■ What you should do
All of the material below is to be retyped exactly.
*-*-*
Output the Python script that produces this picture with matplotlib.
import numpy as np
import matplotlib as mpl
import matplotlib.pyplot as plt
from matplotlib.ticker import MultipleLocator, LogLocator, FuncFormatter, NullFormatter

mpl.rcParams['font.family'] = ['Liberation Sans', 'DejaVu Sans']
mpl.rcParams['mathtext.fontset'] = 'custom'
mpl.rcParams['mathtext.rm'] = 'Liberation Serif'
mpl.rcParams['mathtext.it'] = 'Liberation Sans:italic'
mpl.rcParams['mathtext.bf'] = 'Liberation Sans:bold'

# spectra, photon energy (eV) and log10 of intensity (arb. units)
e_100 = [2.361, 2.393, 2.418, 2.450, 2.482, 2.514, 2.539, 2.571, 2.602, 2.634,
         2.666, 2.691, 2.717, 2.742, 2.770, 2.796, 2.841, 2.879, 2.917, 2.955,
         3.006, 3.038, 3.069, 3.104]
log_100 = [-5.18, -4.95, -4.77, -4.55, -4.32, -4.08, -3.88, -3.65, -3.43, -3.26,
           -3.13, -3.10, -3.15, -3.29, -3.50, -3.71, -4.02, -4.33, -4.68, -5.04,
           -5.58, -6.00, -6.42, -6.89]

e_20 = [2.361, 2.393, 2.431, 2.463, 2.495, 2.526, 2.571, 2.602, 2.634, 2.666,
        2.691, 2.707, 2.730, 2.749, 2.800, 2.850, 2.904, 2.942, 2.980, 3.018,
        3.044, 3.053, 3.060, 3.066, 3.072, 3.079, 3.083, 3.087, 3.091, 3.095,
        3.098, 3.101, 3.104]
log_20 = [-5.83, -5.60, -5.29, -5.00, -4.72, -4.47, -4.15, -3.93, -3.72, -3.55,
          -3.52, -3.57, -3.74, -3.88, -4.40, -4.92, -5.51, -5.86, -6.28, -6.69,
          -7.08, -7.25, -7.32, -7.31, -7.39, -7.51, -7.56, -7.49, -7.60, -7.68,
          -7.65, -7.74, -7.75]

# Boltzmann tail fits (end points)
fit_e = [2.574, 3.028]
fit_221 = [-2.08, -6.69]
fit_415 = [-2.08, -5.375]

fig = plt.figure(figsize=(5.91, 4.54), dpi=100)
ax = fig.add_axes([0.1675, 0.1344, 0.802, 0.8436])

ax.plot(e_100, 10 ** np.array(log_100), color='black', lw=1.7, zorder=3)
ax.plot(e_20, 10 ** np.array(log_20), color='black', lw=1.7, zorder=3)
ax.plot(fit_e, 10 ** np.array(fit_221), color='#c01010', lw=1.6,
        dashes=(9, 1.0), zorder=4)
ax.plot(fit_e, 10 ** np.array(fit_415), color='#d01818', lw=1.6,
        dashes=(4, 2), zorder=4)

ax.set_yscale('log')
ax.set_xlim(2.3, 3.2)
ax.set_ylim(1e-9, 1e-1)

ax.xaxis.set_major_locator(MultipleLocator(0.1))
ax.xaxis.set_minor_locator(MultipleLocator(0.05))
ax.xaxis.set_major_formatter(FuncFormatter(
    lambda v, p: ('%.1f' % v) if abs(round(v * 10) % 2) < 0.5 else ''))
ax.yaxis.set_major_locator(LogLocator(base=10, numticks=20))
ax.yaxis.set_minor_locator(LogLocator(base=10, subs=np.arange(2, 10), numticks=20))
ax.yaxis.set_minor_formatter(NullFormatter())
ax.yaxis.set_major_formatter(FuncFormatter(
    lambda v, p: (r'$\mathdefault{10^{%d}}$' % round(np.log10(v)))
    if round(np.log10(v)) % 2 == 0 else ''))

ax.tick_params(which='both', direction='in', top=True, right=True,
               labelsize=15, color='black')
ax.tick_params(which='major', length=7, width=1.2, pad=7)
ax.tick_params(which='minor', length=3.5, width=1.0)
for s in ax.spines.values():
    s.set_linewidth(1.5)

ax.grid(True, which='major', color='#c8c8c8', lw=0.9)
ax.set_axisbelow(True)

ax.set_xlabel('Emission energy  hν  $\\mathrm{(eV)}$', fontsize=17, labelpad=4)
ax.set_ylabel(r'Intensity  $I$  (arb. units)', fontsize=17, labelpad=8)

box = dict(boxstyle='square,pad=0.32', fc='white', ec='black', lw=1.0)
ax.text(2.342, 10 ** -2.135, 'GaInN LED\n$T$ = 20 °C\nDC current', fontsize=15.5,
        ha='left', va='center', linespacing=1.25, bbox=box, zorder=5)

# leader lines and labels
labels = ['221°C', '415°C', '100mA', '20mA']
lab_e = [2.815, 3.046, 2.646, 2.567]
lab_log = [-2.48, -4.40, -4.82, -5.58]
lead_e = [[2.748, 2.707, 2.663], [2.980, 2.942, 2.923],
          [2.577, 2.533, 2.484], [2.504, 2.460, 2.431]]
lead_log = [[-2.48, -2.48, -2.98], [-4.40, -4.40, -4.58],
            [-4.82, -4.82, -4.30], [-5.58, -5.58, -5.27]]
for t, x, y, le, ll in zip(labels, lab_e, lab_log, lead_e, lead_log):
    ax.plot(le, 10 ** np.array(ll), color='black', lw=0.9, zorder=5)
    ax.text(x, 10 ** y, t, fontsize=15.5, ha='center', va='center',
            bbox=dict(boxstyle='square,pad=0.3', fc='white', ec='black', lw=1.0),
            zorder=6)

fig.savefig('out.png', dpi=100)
*-*-*
■ Problem solution
Output the Python script that produces this picture with matplotlib.
import numpy as np
import matplotlib as mpl
import matplotlib.pyplot as plt
from matplotlib.ticker import MultipleLocator, LogLocator, FuncFormatter, NullFormatter

mpl.rcParams['font.family'] = ['Liberation Sans', 'DejaVu Sans']
mpl.rcParams['mathtext.fontset'] = 'custom'
mpl.rcParams['mathtext.rm'] = 'Liberation Serif'
mpl.rcParams['mathtext.it'] = 'Liberation Sans:italic'
mpl.rcParams['mathtext.bf'] = 'Liberation Sans:bold'

# spectra, photon energy (eV) and log10 of intensity (arb. units)
e_100 = [2.361, 2.393, 2.418, 2.450, 2.482, 2.514, 2.539, 2.571, 2.602, 2.634,
         2.666, 2.691, 2.717, 2.742, 2.770, 2.796, 2.841, 2.879, 2.917, 2.955,
         3.006, 3.038, 3.069, 3.104]
log_100 = [-5.18, -4.95, -4.77, -4.55, -4.32, -4.08, -3.88, -3.65, -3.43, -3.26,
           -3.13, -3.10, -3.15, -3.29, -3.50, -3.71, -4.02, -4.33, -4.68, -5.04,
           -5.58, -6.00, -6.42, -6.89]

e_20 = [2.361, 2.393, 2.431, 2.463, 2.495, 2.526, 2.571, 2.602, 2.634, 2.666,
        2.691, 2.707, 2.730, 2.749, 2.800, 2.850, 2.904, 2.942, 2.980, 3.018,
        3.044, 3.053, 3.060, 3.066, 3.072, 3.079, 3.083, 3.087, 3.091, 3.095,
        3.098, 3.101, 3.104]
log_20 = [-5.83, -5.60, -5.29, -5.00, -4.72, -4.47, -4.15, -3.93, -3.72, -3.55,
          -3.52, -3.57, -3.74, -3.88, -4.40, -4.92, -5.51, -5.86, -6.28, -6.69,
          -7.08, -7.25, -7.32, -7.31, -7.39, -7.51, -7.56, -7.49, -7.60, -7.68,
          -7.65, -7.74, -7.75]

# Boltzmann tail fits (end points)
fit_e = [2.574, 3.028]
fit_221 = [-2.08, -6.69]
fit_415 = [-2.08, -5.375]

fig = plt.figure(figsize=(5.91, 4.54), dpi=100)
ax = fig.add_axes([0.1675, 0.1344, 0.802, 0.8436])

ax.plot(e_100, 10 ** np.array(log_100), color='black', lw=1.7, zorder=3)
ax.plot(e_20, 10 ** np.array(log_20), color='black', lw=1.7, zorder=3)
ax.plot(fit_e, 10 ** np.array(fit_221), color='#c01010', lw=1.6,
        dashes=(9, 1.0), zorder=4)
ax.plot(fit_e, 10 ** np.array(fit_415), color='#d01818', lw=1.6,
        dashes=(4, 2), zorder=4)

ax.set_yscale('log')
ax.set_xlim(2.3, 3.2)
ax.set_ylim(1e-9, 1e-1)

ax.xaxis.set_major_locator(MultipleLocator(0.1))
ax.xaxis.set_minor_locator(MultipleLocator(0.05))
ax.xaxis.set_major_formatter(FuncFormatter(
    lambda v, p: ('%.1f' % v) if abs(round(v * 10) % 2) < 0.5 else ''))
ax.yaxis.set_major_locator(LogLocator(base=10, numticks=20))
ax.yaxis.set_minor_locator(LogLocator(base=10, subs=np.arange(2, 10), numticks=20))
ax.yaxis.set_minor_formatter(NullFormatter())
ax.yaxis.set_major_formatter(FuncFormatter(
    lambda v, p: (r'$\mathdefault{10^{%d}}$' % round(np.log10(v)))
    if round(np.log10(v)) % 2 == 0 else ''))

ax.tick_params(which='both', direction='in', top=True, right=True,
               labelsize=15, color='black')
ax.tick_params(which='major', length=7, width=1.2, pad=7)
ax.tick_params(which='minor', length=3.5, width=1.0)
for s in ax.spines.values():
    s.set_linewidth(1.5)

ax.grid(True, which='major', color='#c8c8c8', lw=0.9)
ax.set_axisbelow(True)

ax.set_xlabel('Emission energy  hν  $\\mathrm{(eV)}$', fontsize=17, labelpad=4)
ax.set_ylabel(r'Intensity  $I$  (arb. units)', fontsize=17, labelpad=8)

box = dict(boxstyle='square,pad=0.32', fc='white', ec='black', lw=1.0)
ax.text(2.342, 10 ** -2.135, 'GaInN LED\n$T$ = 20 °C\nDC current', fontsize=15.5,
        ha='left', va='center', linespacing=1.25, bbox=box, zorder=5)

# leader lines and labels
labels = ['221°C', '415°C', '100mA', '20mA']
lab_e = [2.815, 3.046, 2.646, 2.567]
lab_log = [-2.48, -4.40, -4.82, -5.58]
lead_e = [[2.748, 2.707, 2.663], [2.980, 2.942, 2.923],
          [2.577, 2.533, 2.484], [2.504, 2.460, 2.431]]
lead_log = [[-2.48, -2.48, -2.98], [-4.40, -4.40, -4.58],
            [-4.82, -4.82, -4.30], [-5.58, -5.58, -5.27]]
for t, x, y, le, ll in zip(labels, lab_e, lab_log, lead_e, lead_log):
    ax.plot(le, 10 ** np.array(ll), color='black', lw=0.9, zorder=5)
    ax.text(x, 10 ** y, t, fontsize=15.5, ha='center', va='center',
            bbox=dict(boxstyle='square,pad=0.3', fc='white', ec='black', lw=1.0),
            zorder=6)

fig.savefig('out.png', dpi=100)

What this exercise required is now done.